Mining output is up 0.3% over the year, outperforming the declines of 0.2% in 2023 and 7.2% in 2022.

Thanda Sithole, FNB Senior Economist, said that although energy constraints have eased, mining activity is expected to remain moderate in the near term due to a stable yet challenging external demand environment.

“Ongoing inefficiencies in port and rail infrastructure continue to limit productivity and profitability across the sector,” added Sithole.


Manufacturing data

Manufacturing data contracted by 1.2% in August, following an expansion of 1.6% in July.

The figure was worse than the Reuters prediction of a 0.5% decline.

The following divisions made the largest negative contributions:

  • motor vehicles, parts and accessories and other transport equipment (-16.1% and contributing -1.6 percentage points); and

  • basic iron and steel, non-ferrous metal products, metal products and machinery (-5.4% and contributing -1.2 percentage points).

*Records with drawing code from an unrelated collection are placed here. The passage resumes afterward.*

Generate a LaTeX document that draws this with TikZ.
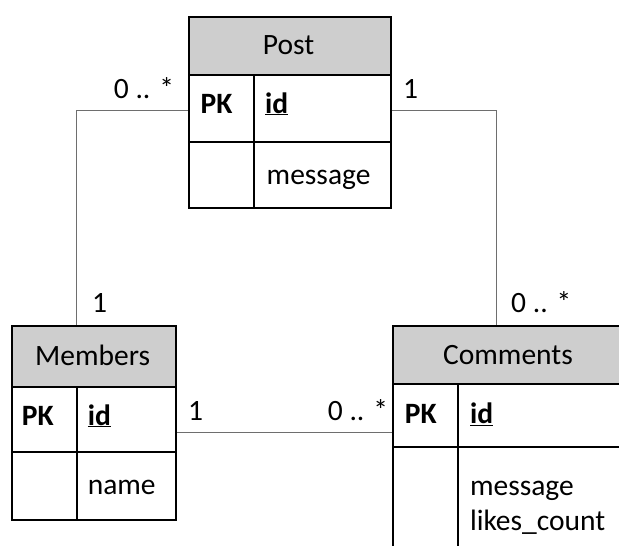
\documentclass[tikz,border=0pt]{standalone}
\usepackage{fontspec}
\setmainfont{Carlito}
\begin{document}
\begin{tikzpicture}[x=1pt,y=-1pt,
  cell/.style={draw=black,line width=2pt,inner sep=0pt,anchor=north west},
  head/.style={cell,fill={rgb,255:red,206;green,206;blue,206}},
  txt/.style={inner sep=0pt,font=\fontsize{29.5}{35}\selectfont},
  conn/.style={draw={rgb,255:red,110;green,110;blue,110},line width=1pt}]
\useasboundingbox (0,0) rectangle (619,546);
\clip (0,0) rectangle (619,546);
% ---------- Post ----------
\node[head,minimum width=202.2pt,minimum height=58pt] (phead) at (187.5,16) {};
\node[cell,minimum width=65.2pt,minimum height=67pt] (pk1) at (187.5,74) {};
\node[cell,minimum width=137pt,minimum height=67pt] (pf1) at (252.7,74) {};
\node[cell,minimum width=65.2pt,minimum height=65.7pt] (pk2) at (187.5,141) {};
\node[cell,minimum width=137pt,minimum height=65.7pt] (pf2) at (252.7,141) {};
\node[txt,anchor=base] (ptitle) at (288.6,54) {Post};
\node[txt,anchor=base west] (ppk) at (200.5,113) {\bfseries PK};
\node[txt,anchor=base west] (pid) at (265,113) {\bfseries\underline{id}};
\node[txt,anchor=base west] (pmsg) at (266.5,184) {message};
% ---------- Members ----------
\node[head,minimum width=164pt,minimum height=61.3pt] (mhead) at (11,324.5) {};
\node[cell,minimum width=65pt,minimum height=65pt] (mk1) at (11,385.8) {};
\node[cell,minimum width=99pt,minimum height=65pt] (mf1) at (76,385.8) {};
\node[cell,minimum width=65pt,minimum height=67.8pt] (mk2) at (11,450.8) {};
\node[cell,minimum width=99pt,minimum height=67.8pt] (mf2) at (76,450.8) {};
\node[txt,anchor=base] (mtitle) at (92.6,365) {Members};
\node[txt,anchor=base west] (mpk) at (21.7,425) {\bfseries PK};
\node[txt,anchor=base west] (mid) at (87.6,425) {\bfseries\underline{id}};
\node[txt,anchor=base west] (mname) at (87.6,494.5) {name};
% ---------- Comments ----------
\node[head,minimum width=232.8pt,minimum height=58pt] (chead) at (391.6,325.3) {};
\node[cell,minimum width=65.2pt,minimum height=63pt] (ck1) at (391.6,383.3) {};
\node[cell,minimum width=167.6pt,minimum height=63pt] (cf1) at (456.8,383.3) {};
\node[cell,minimum width=65.2pt,minimum height=120pt] (ck2) at (391.6,446.3) {};
\node[cell,minimum width=167.6pt,minimum height=120pt] (cf2) at (456.8,446.3) {};
\node[txt,anchor=base] (ctitle) at (508,364.3) {Comments};
\node[txt,anchor=base west] (cpk) at (404.7,423.7) {\bfseries PK};
\node[txt,anchor=base west] (cid) at (469.8,423.7) {\bfseries\underline{id}};
\node[txt,anchor=base west] (cmsg) at (469.8,495) {message};
\node[txt,anchor=base west] (clikes) at (469.8,530) {likes\_count};
% ---------- connectors ----------
\coordinate (ly) at (0,110);
\coordinate (hy) at (0,432.8);
\coordinate (lx) at (76,0);
\coordinate (rx) at (496.6,0);
\draw[conn] (pk1.west |- ly) -| (lx |- mhead.north);
\draw[conn] (pf1.east |- ly) -| (rx |- chead.north);
\draw[conn] (mf1.east |- hy) -- (ck1.west |- hy);
% ---------- multiplicities ----------
\node[txt,anchor=base west] (l1) at (113.7,98) {0 .. *};
\node[txt,anchor=base west] (l2) at (403,98) {1};
\node[txt,anchor=base west] (l3) at (92,312.5) {1};
\node[txt,anchor=base west] (l4) at (511,312.5) {0 .. *};
\node[txt,anchor=base west] (l5) at (188,420) {1};
\node[txt,anchor=base west] (l6) at (327.7,420) {0 .. *};
\end{tikzpicture}
\end{document}
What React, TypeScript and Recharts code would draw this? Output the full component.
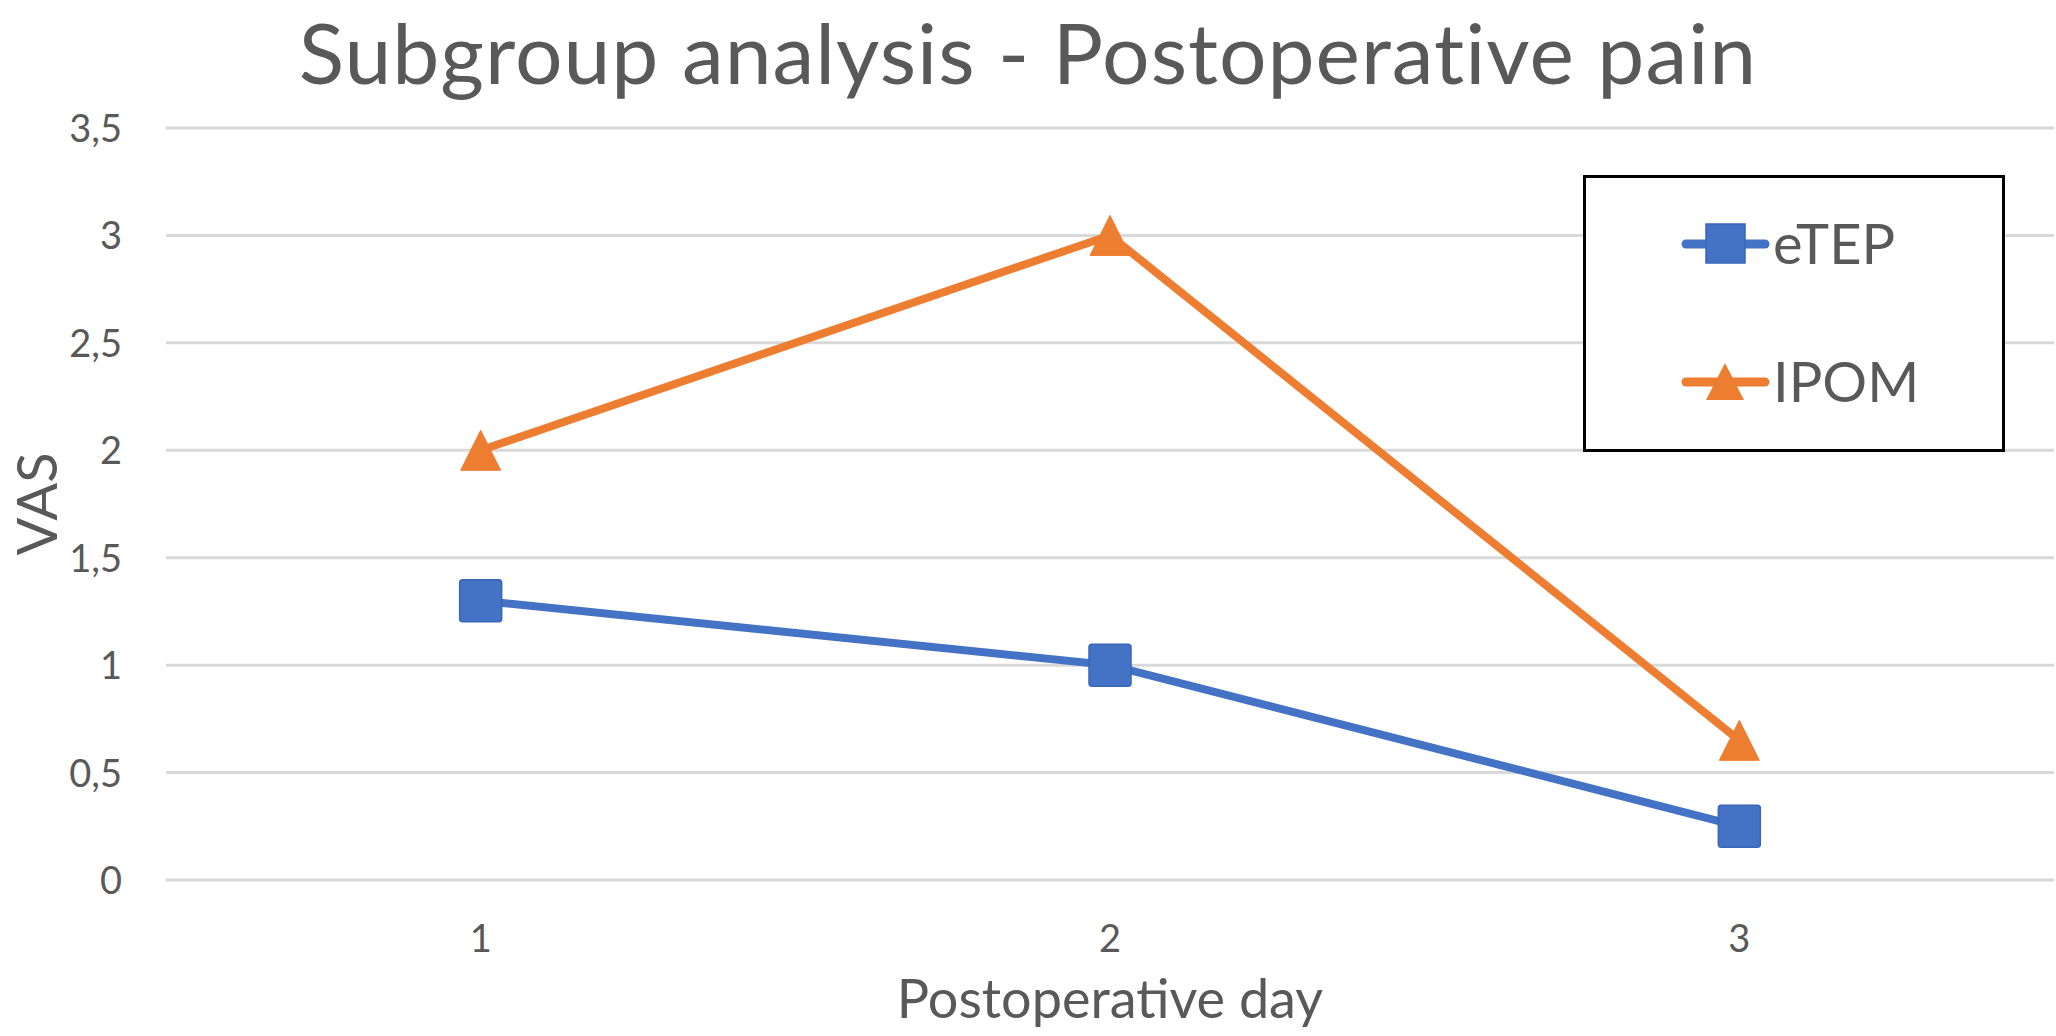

Seasonally adjusted manufacturing output fell by 0.6% m/m, slightly offsetting the downwardly revised 1.6% monthly expansion in July (previously 2.1%).

“The decline in monthly output was reflected in the manufacturing PMI business activity index, which fell deep into contraction, reaching 38.9 points in August. However, this index rebounded to 50.7 points in September, indicating a potential recovery in monthly output,” said Sithole.

Output was flat at 0.1% for the three months ending in August. That said, September’s production is likely to see positive growth.

“Total manufacturing output is down 0.5% year-to-date (January to August), reflecting challenging demand conditions due to weak consumer fundamentals and broad-based declines in domestic private sector fixed investment,” said Sithole.

“Although stable, external demand remains challenging, weighing on manufactured goods exports. We anticipate a modest yet uneven recovery in the near term as demand conditions improve amid easing cost-of-living pressures.”

“The manufacturing PMI expected business conditions index rose to 70.8 points in September from 61.3 in August, suggesting that manufacturers foresee improving operating conditions.”